I waited six months to be paid says teacher in PE's Northern Areas

JULY 29, 2015

Some teachers in Port Elizabeth's Northern Areas are finding it hard to survive because they don't get paid for several months on end, one teacher told News24.

"In my personal experience I once waited for six months to be paid," said Naeem Lagardien, a teacher at the Bethalsdorp Senior Secondary School.

"One teacher waited for eight months, and he only eventually got paid for five months, while I heard that one guy ended up losing his house."

Largardien said teachers end up having to borrow money to survive. "How long can someone survive like that? You end up in a hole [of debt], and that hole is deep and gets deeper and deeper."

He said this seemed to be a fundamental problem in certain Port Elizabeth schools. "I have not known it to be anything different, and I have been teaching for 25 years," Lagardien said.

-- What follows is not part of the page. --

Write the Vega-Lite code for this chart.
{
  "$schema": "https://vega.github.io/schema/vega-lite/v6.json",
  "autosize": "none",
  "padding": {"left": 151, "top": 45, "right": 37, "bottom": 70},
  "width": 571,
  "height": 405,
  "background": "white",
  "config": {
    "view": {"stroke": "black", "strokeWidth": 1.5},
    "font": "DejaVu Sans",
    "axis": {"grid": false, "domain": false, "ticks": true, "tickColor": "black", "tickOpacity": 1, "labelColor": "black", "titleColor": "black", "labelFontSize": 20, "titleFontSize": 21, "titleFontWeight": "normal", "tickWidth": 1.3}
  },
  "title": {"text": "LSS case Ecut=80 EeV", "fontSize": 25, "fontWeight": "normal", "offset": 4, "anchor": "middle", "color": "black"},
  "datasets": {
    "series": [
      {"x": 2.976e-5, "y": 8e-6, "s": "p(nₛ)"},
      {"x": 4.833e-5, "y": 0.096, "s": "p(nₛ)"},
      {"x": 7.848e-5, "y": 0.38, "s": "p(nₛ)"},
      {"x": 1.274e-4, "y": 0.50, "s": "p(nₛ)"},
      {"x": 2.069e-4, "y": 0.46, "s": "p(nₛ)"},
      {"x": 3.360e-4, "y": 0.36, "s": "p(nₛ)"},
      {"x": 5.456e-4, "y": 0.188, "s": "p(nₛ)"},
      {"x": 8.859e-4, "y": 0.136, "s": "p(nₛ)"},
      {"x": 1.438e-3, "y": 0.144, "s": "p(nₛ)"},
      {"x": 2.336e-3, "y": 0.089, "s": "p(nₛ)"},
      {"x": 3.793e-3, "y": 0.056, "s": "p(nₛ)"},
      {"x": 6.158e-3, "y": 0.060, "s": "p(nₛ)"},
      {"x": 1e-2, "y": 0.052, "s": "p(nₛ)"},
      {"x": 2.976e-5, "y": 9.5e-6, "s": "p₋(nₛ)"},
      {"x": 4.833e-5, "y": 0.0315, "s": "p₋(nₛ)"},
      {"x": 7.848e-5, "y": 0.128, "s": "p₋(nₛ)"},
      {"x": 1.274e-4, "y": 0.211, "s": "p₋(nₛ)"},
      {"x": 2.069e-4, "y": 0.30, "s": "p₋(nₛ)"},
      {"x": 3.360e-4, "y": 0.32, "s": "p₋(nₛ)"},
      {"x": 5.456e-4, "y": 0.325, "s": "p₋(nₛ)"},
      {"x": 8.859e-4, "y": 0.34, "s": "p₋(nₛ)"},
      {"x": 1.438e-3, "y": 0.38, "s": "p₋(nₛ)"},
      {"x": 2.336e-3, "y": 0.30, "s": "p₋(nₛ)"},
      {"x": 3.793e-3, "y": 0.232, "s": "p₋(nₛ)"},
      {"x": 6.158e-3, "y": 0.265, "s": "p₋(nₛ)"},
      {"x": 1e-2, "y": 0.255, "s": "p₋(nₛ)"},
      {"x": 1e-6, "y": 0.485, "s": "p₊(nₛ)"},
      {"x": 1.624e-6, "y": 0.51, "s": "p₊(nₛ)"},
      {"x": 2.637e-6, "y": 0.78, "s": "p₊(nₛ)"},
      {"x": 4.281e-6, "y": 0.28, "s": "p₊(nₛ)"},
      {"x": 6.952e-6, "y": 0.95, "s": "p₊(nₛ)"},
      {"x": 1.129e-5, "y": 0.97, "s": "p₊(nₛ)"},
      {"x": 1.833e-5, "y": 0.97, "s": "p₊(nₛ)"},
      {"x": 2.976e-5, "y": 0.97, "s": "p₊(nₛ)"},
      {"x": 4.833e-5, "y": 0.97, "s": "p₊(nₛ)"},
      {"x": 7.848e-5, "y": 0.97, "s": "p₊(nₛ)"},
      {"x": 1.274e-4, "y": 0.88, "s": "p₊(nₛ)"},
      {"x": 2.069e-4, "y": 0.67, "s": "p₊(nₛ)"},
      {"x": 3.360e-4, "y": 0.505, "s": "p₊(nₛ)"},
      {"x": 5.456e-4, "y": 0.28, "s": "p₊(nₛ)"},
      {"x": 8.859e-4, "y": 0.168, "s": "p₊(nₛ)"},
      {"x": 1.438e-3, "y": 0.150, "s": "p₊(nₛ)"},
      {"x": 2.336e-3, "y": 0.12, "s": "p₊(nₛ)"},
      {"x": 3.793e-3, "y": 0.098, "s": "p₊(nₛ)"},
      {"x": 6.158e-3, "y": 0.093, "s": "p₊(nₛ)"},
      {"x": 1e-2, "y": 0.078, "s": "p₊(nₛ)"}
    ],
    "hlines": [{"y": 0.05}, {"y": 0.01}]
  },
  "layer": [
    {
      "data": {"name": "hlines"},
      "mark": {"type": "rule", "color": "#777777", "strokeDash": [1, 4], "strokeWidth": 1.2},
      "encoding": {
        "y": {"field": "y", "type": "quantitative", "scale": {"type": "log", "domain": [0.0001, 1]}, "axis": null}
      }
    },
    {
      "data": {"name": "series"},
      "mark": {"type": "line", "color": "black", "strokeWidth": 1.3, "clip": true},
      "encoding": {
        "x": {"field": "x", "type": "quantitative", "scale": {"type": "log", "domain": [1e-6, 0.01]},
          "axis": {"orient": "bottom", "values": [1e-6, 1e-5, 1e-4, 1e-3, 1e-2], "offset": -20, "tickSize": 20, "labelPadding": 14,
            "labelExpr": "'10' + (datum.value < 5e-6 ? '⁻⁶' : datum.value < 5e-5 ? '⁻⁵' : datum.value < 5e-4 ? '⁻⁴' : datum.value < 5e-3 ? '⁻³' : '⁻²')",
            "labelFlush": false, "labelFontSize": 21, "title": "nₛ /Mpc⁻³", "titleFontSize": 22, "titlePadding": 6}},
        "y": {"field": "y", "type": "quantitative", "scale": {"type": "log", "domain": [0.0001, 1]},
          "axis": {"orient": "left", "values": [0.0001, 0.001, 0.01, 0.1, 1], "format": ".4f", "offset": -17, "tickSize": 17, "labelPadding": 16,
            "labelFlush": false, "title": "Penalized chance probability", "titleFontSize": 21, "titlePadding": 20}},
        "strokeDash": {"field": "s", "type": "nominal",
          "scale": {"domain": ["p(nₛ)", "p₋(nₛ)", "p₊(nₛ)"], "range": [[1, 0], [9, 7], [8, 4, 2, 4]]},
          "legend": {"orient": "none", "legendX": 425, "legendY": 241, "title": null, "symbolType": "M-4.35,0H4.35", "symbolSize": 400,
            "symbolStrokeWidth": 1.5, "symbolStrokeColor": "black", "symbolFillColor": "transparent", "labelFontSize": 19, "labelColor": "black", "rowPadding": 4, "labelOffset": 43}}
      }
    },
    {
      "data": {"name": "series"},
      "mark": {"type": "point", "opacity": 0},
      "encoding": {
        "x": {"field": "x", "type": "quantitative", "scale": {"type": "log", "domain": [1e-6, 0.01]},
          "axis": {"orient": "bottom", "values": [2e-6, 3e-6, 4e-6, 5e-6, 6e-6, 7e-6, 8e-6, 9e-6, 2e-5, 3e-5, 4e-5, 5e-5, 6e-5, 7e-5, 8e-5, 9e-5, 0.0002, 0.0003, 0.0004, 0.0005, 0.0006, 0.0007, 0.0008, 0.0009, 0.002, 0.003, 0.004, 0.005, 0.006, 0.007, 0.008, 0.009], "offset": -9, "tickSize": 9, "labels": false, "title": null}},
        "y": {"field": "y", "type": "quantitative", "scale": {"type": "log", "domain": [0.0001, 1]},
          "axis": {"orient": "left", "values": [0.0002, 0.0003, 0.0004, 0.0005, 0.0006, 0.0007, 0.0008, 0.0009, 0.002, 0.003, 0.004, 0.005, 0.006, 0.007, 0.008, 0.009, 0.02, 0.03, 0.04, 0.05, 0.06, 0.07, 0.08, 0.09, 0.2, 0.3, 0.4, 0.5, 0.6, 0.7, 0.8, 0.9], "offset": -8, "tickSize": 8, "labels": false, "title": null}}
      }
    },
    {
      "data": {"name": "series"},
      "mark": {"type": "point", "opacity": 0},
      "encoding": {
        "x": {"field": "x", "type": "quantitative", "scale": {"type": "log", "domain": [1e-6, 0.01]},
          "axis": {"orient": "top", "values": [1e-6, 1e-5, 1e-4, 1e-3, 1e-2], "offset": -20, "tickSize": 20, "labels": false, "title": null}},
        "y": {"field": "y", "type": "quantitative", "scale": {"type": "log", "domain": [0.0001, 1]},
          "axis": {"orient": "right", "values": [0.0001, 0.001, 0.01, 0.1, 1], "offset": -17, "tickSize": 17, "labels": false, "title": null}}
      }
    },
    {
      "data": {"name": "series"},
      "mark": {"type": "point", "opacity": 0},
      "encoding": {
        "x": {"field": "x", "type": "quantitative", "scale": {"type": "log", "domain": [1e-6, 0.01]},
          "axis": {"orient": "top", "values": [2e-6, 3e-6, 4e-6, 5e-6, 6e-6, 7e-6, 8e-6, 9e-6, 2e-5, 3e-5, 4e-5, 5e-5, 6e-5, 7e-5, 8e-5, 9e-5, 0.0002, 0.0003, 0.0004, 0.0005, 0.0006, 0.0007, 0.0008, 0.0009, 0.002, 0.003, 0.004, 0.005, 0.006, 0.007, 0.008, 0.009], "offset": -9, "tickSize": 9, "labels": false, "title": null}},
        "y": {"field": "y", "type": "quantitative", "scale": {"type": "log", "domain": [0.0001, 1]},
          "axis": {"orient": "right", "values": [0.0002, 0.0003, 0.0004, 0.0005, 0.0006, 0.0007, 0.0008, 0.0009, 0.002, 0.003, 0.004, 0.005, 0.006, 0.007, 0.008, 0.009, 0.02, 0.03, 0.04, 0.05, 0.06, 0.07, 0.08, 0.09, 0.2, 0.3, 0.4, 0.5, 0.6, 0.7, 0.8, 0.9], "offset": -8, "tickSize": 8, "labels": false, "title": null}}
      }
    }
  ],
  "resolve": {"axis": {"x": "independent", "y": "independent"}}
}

"You have to ask why it is like this only here. Teachers get paid in the Western Cape and in KwaZulu-Natal."

Are we nothing but numbers?

He laid the blame at the provincial department of education. "Are we nothing but numbers to the department?"

He said temporary teachers were often appointed, and eventually their appointments became permanent. Several months later they were still waiting to be paid.

"Imagine that you are a young teacher, and at first you are happy that you have been appointed and when the first month goes by and you are not paid, you say that it's okay because I have a new job," Lagardien said.

"But when it carries on, for how long can you go home without any money?"

Residents in the Northern Areas recently closed down schools to protest against the lack of teachers in their schools, and the non-payment of some of those who were already employed, among other problems.

Police had to disperse the protesters on Monday with rubber bullets, teargas and a water cannon, while children from homes overlooking Standford Road continued to barricade the path and stone passing cars on Tuesday and Wednesday.

On Wednesday police blocked off the road at Gelvandale High School to prevent motorists from driving through. In the distance rocks and rubbish could be seen strewn across the road.

A municipal surveillance vehicle, with a large camera on top was scouting the road from the police line.

Schools to re-open on Thursday

A meeting between parents, residents and the Northern Areas Education Forum (NAEF) decided on Tuesday night to re-open schools on Thursday after the provincial education department said it was dealing with the problems in the area.

In terms of the payment of teachers, MEC Mandla Makupula told media on Tuesday that the problem was being addressed.

He said that of the 213 teachers still waiting to be paid, only 177 would receive their salaries by August 8. There were no indication when the other 36 teachers would be paid.

"It is a problem of the system. All teachers who have done their work must be paid," Makupula said.

Lagardien said: "It is always a system problem."

Marlon Daniels, a community activist and member of NAEF, told News24 on Wednesday that the department had not told them when the other teachers would be paid.

"With those who fell through the cracks, there is no clear commitment from them [the department]."

He said the department needed to cut through the red tape surrounding the payments of teachers, because they were only paid at specific times.

"Even if they [the department] gives a cheque, that would be ok."

NAEF secretary Richard Draai told News24 that the process of sorting out the salaries was on-going.

Draai could not confirm that an unpaid teacher had lost his home because he could not make payments on it.

"There are teachers that are struggling, but they don't want to put their names out there because they don't want to be victimised."

Bruce Damons, principal of the Sapphire Road Primary School, told News24: "We have two substitute teachers that have not been paid since the last quarter."

When asked how the teachers survived without a salary, he said the school's governing body (SGB) advanced them money, which the SGB would eventually claim back from the department.